## BEGIN

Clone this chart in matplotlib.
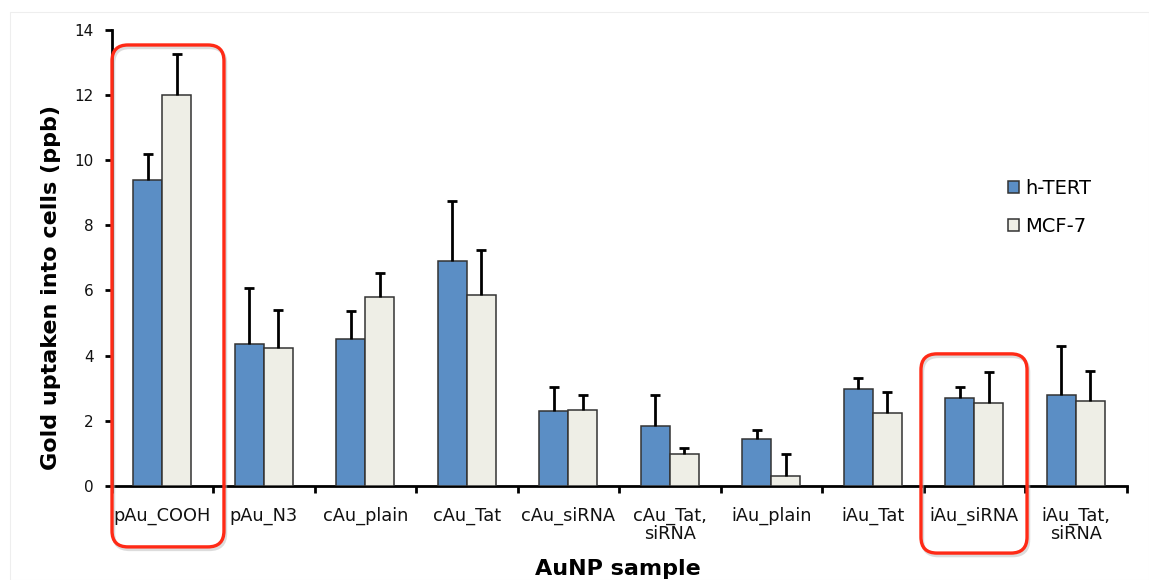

## END
## BEGIN

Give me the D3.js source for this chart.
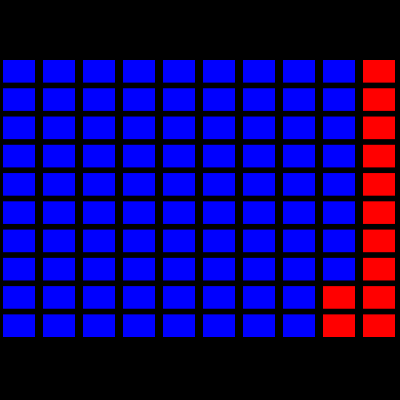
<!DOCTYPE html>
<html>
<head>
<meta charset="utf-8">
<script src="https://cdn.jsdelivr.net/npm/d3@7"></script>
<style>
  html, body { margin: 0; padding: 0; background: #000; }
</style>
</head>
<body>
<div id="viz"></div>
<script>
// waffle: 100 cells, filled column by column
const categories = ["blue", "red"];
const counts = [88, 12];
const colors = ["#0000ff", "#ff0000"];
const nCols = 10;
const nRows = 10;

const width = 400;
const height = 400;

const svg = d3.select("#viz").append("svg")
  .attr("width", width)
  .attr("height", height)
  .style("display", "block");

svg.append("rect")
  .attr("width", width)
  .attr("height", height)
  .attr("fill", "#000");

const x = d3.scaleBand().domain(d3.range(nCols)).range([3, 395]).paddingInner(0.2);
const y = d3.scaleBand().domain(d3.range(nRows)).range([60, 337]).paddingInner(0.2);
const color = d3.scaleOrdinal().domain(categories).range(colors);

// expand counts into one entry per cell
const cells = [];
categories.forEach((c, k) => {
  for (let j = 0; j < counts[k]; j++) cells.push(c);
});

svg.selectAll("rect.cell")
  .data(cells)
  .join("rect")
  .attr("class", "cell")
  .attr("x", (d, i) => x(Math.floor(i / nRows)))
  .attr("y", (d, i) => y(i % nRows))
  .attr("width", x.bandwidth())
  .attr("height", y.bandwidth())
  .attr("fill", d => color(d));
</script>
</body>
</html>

## END
## BEGIN

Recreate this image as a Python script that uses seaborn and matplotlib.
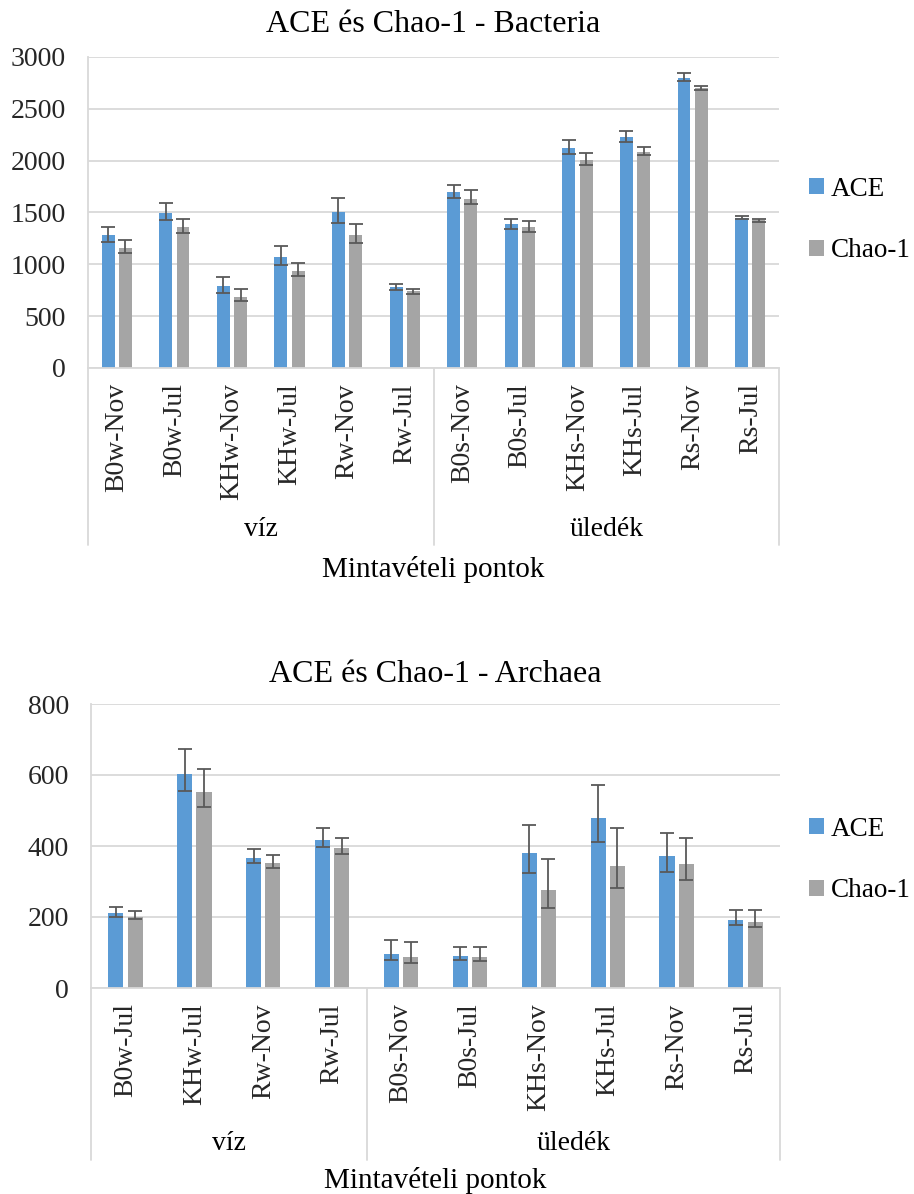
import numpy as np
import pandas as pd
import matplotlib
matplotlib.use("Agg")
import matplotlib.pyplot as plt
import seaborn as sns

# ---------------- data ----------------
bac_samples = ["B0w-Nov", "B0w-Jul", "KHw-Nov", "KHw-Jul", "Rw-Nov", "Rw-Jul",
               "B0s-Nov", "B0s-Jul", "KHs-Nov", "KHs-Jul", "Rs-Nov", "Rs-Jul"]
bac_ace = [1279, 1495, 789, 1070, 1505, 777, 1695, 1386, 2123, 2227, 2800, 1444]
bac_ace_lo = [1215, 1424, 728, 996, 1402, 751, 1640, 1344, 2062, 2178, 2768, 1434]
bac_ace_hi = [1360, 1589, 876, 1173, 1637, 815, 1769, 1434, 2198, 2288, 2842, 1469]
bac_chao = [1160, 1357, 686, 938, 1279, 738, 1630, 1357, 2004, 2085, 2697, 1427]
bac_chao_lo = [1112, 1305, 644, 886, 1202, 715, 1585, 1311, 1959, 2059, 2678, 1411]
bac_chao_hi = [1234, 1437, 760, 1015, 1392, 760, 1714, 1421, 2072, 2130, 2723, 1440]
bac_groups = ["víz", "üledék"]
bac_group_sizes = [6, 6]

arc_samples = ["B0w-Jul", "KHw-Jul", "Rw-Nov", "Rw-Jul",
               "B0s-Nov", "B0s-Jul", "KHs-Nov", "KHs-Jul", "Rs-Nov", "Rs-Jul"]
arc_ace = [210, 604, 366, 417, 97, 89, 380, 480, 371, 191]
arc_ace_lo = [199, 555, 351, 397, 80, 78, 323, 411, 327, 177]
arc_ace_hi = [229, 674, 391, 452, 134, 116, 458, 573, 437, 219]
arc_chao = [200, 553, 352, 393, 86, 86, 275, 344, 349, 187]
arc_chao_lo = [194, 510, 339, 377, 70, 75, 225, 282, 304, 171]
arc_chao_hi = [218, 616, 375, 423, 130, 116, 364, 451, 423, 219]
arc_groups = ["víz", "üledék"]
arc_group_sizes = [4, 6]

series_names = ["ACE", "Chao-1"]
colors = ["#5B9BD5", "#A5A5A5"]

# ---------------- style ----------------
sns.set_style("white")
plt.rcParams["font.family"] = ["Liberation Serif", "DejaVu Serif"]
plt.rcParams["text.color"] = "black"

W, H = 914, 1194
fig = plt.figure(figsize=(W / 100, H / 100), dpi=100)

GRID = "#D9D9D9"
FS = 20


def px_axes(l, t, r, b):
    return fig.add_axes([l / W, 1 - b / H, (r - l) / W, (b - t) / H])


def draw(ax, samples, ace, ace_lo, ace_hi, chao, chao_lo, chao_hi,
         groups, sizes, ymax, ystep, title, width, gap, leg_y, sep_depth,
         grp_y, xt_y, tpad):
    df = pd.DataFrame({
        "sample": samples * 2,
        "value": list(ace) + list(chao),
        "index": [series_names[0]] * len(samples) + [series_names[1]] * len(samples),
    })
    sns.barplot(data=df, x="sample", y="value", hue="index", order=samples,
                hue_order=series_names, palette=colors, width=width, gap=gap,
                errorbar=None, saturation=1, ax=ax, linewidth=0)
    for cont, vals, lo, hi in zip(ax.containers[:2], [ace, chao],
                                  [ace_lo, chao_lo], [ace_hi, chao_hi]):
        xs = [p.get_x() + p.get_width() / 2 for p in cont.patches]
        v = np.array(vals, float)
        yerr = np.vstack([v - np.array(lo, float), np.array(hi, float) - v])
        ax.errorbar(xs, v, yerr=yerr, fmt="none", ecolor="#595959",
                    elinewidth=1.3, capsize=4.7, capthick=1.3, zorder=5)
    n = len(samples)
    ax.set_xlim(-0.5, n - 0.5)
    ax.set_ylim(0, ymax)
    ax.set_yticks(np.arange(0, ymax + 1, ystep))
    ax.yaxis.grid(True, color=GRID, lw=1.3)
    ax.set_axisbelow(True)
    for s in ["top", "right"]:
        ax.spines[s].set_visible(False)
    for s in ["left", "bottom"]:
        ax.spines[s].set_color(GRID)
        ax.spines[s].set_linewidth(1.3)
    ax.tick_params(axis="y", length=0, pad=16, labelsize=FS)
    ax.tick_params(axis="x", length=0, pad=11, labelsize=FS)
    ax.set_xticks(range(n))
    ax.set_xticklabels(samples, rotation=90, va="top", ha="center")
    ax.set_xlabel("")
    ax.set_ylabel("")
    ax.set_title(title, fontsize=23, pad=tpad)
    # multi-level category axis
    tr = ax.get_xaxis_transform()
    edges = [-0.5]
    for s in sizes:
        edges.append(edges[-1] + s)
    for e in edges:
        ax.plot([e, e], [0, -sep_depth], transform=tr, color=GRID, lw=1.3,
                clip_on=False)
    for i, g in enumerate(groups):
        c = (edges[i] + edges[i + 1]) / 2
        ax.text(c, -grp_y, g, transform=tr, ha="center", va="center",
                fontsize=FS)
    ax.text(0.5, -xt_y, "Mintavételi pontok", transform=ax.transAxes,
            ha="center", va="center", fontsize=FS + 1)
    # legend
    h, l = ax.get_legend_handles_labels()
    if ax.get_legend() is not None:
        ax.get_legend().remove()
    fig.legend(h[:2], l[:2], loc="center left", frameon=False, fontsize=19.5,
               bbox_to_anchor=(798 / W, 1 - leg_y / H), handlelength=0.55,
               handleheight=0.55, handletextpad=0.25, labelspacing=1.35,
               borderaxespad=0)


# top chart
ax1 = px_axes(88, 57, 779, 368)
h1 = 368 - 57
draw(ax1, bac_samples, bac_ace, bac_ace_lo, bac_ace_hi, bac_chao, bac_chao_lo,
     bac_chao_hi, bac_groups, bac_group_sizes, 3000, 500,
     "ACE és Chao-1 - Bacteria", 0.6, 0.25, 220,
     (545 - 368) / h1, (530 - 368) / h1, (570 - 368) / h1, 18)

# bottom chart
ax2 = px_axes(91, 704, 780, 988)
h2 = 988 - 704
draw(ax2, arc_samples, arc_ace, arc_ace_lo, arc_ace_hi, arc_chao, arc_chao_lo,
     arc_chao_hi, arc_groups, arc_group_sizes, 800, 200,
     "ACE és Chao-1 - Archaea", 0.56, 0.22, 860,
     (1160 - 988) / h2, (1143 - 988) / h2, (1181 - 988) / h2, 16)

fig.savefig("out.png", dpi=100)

## END

| Prompt |
Copy out, exactly, every line from the one that contains "Recreate this image" through the one that contains "return fig.add_axes([l /". Pictures stay out of the copy.

| Full response |
Recreate this image as a Python script that uses seaborn and matplotlib.
import numpy as np
import pandas as pd
import matplotlib
matplotlib.use("Agg")
import matplotlib.pyplot as plt
import seaborn as sns

# ---------------- data ----------------
bac_samples = ["B0w-Nov", "B0w-Jul", "KHw-Nov", "KHw-Jul", "Rw-Nov", "Rw-Jul",
               "B0s-Nov", "B0s-Jul", "KHs-Nov", "KHs-Jul", "Rs-Nov", "Rs-Jul"]
bac_ace = [1279, 1495, 789, 1070, 1505, 777, 1695, 1386, 2123, 2227, 2800, 1444]
bac_ace_lo = [1215, 1424, 728, 996, 1402, 751, 1640, 1344, 2062, 2178, 2768, 1434]
bac_ace_hi = [1360, 1589, 876, 1173, 1637, 815, 1769, 1434, 2198, 2288, 2842, 1469]
bac_chao = [1160, 1357, 686, 938, 1279, 738, 1630, 1357, 2004, 2085, 2697, 1427]
bac_chao_lo = [1112, 1305, 644, 886, 1202, 715, 1585, 1311, 1959, 2059, 2678, 1411]
bac_chao_hi = [1234, 1437, 760, 1015, 1392, 760, 1714, 1421, 2072, 2130, 2723, 1440]
bac_groups = ["víz", "üledék"]
bac_group_sizes = [6, 6]

arc_samples = ["B0w-Jul", "KHw-Jul", "Rw-Nov", "Rw-Jul",
               "B0s-Nov", "B0s-Jul", "KHs-Nov", "KHs-Jul", "Rs-Nov", "Rs-Jul"]
arc_ace = [210, 604, 366, 417, 97, 89, 380, 480, 371, 191]
arc_ace_lo = [199, 555, 351, 397, 80, 78, 323, 411, 327, 177]
arc_ace_hi = [229, 674, 391, 452, 134, 116, 458, 573, 437, 219]
arc_chao = [200, 553, 352, 393, 86, 86, 275, 344, 349, 187]
arc_chao_lo = [194, 510, 339, 377, 70, 75, 225, 282, 304, 171]
arc_chao_hi = [218, 616, 375, 423, 130, 116, 364, 451, 423, 219]
arc_groups = ["víz", "üledék"]
arc_group_sizes = [4, 6]

series_names = ["ACE", "Chao-1"]
colors = ["#5B9BD5", "#A5A5A5"]

# ---------------- style ----------------
sns.set_style("white")
plt.rcParams["font.family"] = ["Liberation Serif", "DejaVu Serif"]
plt.rcParams["text.color"] = "black"

W, H = 914, 1194
fig = plt.figure(figsize=(W / 100, H / 100), dpi=100)

GRID = "#D9D9D9"
FS = 20


def px_axes(l, t, r, b):
    return fig.add_axes([l / W, 1 - b / H, (r - l) / W, (b - t) / H])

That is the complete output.